01. Week 17 — MLOps & Production¶

Key concepts to master¶

Experiment tracking and run lineage.
Model registry stages and approval evidence.
Reproducibility across code, data, environment, and evaluation.
Artifact storage and immutable versioning.
Training pipelines and eval gates.
Automated retraining: safe use and failure modes.
Feature stores and train-serve skew.
Data versioning with DVC.
Serving stacks: vLLM, TGI, Triton, managed endpoints.
Autoscaling, batching, caching, and GPU scheduling.
Drift types: data, concept, model, vendor.
Rollout strategies: shadow, canary, blue-green, percentage rollout.
Incident response and rollback targets.
Cost optimization through routing, caching, batching, and right-sizing.

🧠 Mental models¶

Experiment tracking: "a lab notebook with the exact ingredients and timestamps"
Model registry: "passport control for promoting models between environments"
Feature store: "a shared pantry so training and serving eat the same ingredients"
Drift monitoring: "a smoke alarm for a changing world or changing data"
Rollouts: "test pilots before you hand the whole fleet to a new model"
Serving stack: "a kitchen balancing queues, burners, and prep stations under load"

⚠️ Common traps¶

Recording a model version without the code commit, prompt/config, data snapshot, and eval context needed to reproduce it.
Promoting models without approval evidence, rollback targets, or clear ownership.
Confusing data drift, concept drift, and vendor/model behavior drift during incidents.
Ignoring train-serve skew until online metrics collapse after launch.
Autoscaling on raw QPS when sequence length and token throughput actually drive GPU pressure.
Automating retraining without human gates for label quality, regression checks, or business review.

🔗 Prerequisites & connections¶

Builds on: Module 16 engineering discipline around reproducibility, decision records, testing layers, and versioned change management.

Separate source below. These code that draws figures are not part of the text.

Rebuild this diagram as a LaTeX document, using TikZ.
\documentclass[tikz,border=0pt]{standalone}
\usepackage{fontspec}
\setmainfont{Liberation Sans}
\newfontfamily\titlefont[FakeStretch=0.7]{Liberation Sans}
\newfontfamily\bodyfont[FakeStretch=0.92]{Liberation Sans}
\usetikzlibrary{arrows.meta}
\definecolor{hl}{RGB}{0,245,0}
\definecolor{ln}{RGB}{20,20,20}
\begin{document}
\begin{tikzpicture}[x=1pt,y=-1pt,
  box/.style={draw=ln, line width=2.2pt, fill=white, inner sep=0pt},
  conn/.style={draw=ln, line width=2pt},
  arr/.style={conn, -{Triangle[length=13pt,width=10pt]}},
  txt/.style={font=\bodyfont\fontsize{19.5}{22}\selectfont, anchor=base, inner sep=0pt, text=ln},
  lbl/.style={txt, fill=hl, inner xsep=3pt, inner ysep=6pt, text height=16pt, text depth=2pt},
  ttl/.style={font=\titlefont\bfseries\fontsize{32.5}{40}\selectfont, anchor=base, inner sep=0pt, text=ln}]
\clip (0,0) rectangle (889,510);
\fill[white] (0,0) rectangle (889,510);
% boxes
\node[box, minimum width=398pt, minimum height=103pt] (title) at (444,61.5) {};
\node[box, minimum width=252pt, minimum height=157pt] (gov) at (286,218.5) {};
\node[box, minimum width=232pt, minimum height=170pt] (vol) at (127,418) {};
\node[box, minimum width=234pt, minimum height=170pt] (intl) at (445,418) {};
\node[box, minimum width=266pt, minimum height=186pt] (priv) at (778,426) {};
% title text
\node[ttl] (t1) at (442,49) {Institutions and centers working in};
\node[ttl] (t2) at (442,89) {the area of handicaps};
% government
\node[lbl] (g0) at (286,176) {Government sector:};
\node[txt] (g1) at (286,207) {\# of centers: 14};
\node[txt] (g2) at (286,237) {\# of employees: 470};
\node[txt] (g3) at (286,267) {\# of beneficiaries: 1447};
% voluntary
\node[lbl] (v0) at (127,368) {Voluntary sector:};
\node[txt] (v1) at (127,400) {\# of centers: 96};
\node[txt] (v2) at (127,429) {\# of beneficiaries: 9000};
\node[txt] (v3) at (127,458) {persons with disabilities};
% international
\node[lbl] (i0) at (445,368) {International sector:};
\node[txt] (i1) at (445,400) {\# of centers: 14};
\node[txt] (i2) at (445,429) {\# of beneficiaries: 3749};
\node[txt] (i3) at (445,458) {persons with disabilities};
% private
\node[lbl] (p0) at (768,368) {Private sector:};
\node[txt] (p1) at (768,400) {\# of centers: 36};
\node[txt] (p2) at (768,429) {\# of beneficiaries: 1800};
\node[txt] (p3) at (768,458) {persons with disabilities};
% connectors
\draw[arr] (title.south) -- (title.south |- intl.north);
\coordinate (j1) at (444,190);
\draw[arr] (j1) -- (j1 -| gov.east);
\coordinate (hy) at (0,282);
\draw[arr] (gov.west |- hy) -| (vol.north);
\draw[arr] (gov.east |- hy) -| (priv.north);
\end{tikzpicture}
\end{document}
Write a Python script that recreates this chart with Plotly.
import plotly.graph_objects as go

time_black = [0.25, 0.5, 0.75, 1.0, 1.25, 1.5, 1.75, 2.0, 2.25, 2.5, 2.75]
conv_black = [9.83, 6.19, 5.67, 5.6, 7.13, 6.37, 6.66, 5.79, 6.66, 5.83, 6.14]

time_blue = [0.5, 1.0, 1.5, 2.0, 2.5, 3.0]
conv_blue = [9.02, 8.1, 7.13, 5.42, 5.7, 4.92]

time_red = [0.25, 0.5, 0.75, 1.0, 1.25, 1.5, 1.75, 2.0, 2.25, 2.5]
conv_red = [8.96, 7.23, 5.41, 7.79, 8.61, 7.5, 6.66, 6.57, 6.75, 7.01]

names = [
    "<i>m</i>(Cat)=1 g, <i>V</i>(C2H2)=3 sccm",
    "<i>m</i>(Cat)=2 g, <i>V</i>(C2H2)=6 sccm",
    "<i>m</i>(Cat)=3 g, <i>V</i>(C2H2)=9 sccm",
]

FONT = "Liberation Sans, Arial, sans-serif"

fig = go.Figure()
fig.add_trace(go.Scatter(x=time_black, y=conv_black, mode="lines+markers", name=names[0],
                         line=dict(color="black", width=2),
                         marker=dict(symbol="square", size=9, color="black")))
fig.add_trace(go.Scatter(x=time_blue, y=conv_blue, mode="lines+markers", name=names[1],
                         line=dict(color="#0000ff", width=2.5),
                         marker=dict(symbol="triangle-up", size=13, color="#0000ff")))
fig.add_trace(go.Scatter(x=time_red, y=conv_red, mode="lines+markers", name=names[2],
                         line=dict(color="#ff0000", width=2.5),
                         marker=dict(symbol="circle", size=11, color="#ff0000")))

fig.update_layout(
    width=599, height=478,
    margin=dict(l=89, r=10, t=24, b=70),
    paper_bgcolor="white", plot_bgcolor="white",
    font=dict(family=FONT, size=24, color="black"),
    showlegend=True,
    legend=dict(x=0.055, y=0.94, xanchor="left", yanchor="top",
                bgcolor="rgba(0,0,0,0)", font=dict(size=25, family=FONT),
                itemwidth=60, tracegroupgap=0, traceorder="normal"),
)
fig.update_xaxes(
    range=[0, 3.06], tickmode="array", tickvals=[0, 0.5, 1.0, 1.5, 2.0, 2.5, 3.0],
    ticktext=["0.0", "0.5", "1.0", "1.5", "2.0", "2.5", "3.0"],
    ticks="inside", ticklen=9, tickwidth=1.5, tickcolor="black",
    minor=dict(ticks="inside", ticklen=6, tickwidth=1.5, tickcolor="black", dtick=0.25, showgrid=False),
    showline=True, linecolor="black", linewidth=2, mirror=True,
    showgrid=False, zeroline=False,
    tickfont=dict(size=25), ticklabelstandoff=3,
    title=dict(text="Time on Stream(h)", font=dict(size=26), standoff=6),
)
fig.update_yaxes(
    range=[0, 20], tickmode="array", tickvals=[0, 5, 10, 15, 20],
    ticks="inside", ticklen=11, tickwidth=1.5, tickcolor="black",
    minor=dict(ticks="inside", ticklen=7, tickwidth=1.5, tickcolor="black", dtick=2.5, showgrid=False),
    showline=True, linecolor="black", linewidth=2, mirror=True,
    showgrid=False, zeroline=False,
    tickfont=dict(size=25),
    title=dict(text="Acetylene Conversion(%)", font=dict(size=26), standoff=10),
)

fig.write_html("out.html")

Feeds into: Module 18 voice and realtime systems, where serving, monitoring, rollback, and latency discipline must operate under much tighter SLAs.

💬 Interview phrasing¶

What has to be captured so you can reproduce an ML run six months later?
Why is a model registry more than a folder full of artifacts?
How would you detect train-serve skew or drift before users notice?
When would you choose shadow deployment, canary rollout, or blue-green release?
In an AI incident, what can you actually roll back?

⏱️ Difficulty markers¶

🟢 experiment tracking basics
🟢 model registry stages
🟡 artifact and data versioning
🟡 feature stores and train-serve skew
🔴 serving-stack capacity tuning
🔴 drift taxonomy and incident response
🔴 safe automated retraining

Self-check questions¶

Why did the opening failure remain invisible for weeks? See 02_explainer.md §1.3-§1.4.
What must every tracked run contain? See 02_explainer.md §2.2-§2.3.
Why is a model registry more than a folder? See 02_explainer.md §2.5-§2.6.
What makes a reproducible ML system different from plain Git history? See 02_explainer.md §2.7-§2.10.
What exactly is the quality gate? See 02_explainer.md §3.5-§3.6.
When is automated retraining wise, and when is it reckless? See 02_explainer.md §3.7.
When would you choose vLLM over TGI or Triton? See 02_explainer.md §4.3.
Why is token-level work often better than QPS for autoscaling? See 02_explainer.md §4.4-§4.5.
What is the difference between data drift and model drift? See 02_explainer.md §5.3-§5.5.
What exactly can you roll back in an AI system? See 02_explainer.md §5.8-§5.10.

Health check¶

By the end of Week 17, you should be able to say all of this honestly: - [ ] I can explain the factory analogy without notes. - [ ] I can describe a run-tracking + registry workflow clearly. - [ ] I can compare vLLM, TGI, and Triton in interview language. - [ ] I can define drift, rollback, and incident response precisely. - [ ] I have completed the hands_on_lab in 05_hands_on_lab.md. - [ ] I feel ready for the latency-heavy world of ../00_realtime_voice_agents/.